O Parlamento Polonês declarou formalmente 2010 como o “Ano de Chopin”, e não o fez à toa. Inconformado com a situação de dominação de seu país, na época dividido entre Rússia, Prússia e Áustria, Chopin saiu em 1830 para uma série de recitais e nunca mais voltou a Varsóvia. Guerras, repressão, dominação soviética e toda a sorte de martírios sofreu o povo polonês desde esse período, tendo agora, como nação livre, a oportunidade de comemorar, e de certa forma reivindicar o legado do compositor (a França adora pensar que Chopin “lhe pertence”). Trata-se, enfim, de uma maratona de comemorações que o jornal Los Angeles Time estima em mais de 2000 eventos de primeiro nível sendo realizados durante todo o ano em cidades como Londres, Paris, Nova York, Roma, Buenos Aires, Tel Aviv, Miami, etc. Espero nas próximas semanas falar mais sobre as comemorações do bicentenário no Brasil, que ainda são tímidas.
A extensão da importância de Chopin pode ser também avaliada pela quantidade de títulos literários sobre sua vida. “O Funeral de Chopin”, de Benita Eisler, lançado aqui em 2005, é uma incrível viagem pelos dias finais da vida do compositor. Já em “Correspondência de Frederic Chopin” (2008), da professora de piano gaúcha Zuleika Rosa Guedes, é tradução da obra original publicada em 1981, em Paris. Outra boa sugestão é o polêmico “Chopin em Paris”, do jornalista e escritor Tad Szulc (falecido em 2001), que disseca os 18 anos em que o compositor viveu em Paris. Szulc tenta mostrar que o “grande amante” tinha, na verdade, ojeriza por mulheres e que o mito do compositor engajado politicamente era tolice. Criticado e elogiado, o livro de Szulc é uma ducha de água fria nos fãs da vida pessoal do compositor. Segundo o autor, Chopin era carreirista, um arroz-de-festa escolado que frequentava todas as reuniões que podia, e adorava dar jantares e bajular os poderosos. Certamente que para cada biografia “verdadeira” e cruel sobre o compositor, existe outra afável e que alimenta os mitos em torno de sua figura.

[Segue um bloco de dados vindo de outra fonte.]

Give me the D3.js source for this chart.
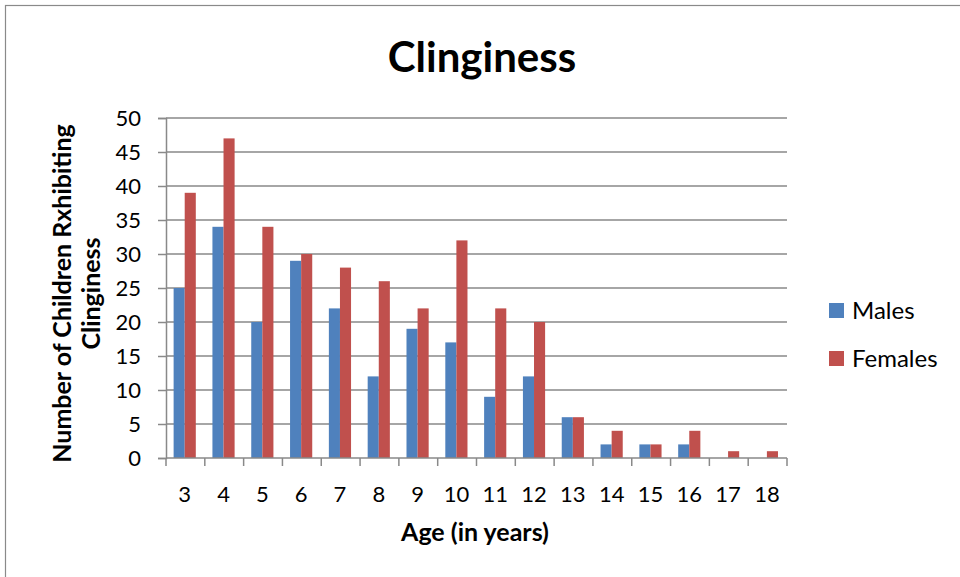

Todavia, o que nenhum autor, biógrafo ou estudioso discute é a qualidade de sua música, e que no fundo é o que importa na celebração de seu bicentenário. O chinês Yundi Li tinha 18 anos quando venceu o Frederick Chopin Piano Competition em 2000, e foi o mais jovem artista a conquistar o prêmio. Ouçam-no abaixo interpretando o Noturno Nº 9 do compositor, uma das mais belas peças românticas de Chopin. Os pianos vão estar mais belos em 2010, os pianistas mais concentrados na obra do compositor, e nós, ouvintes, mais agradecidos pela oportunidade de ter um ano todo com a música de Chopin mais perto de nosso coração.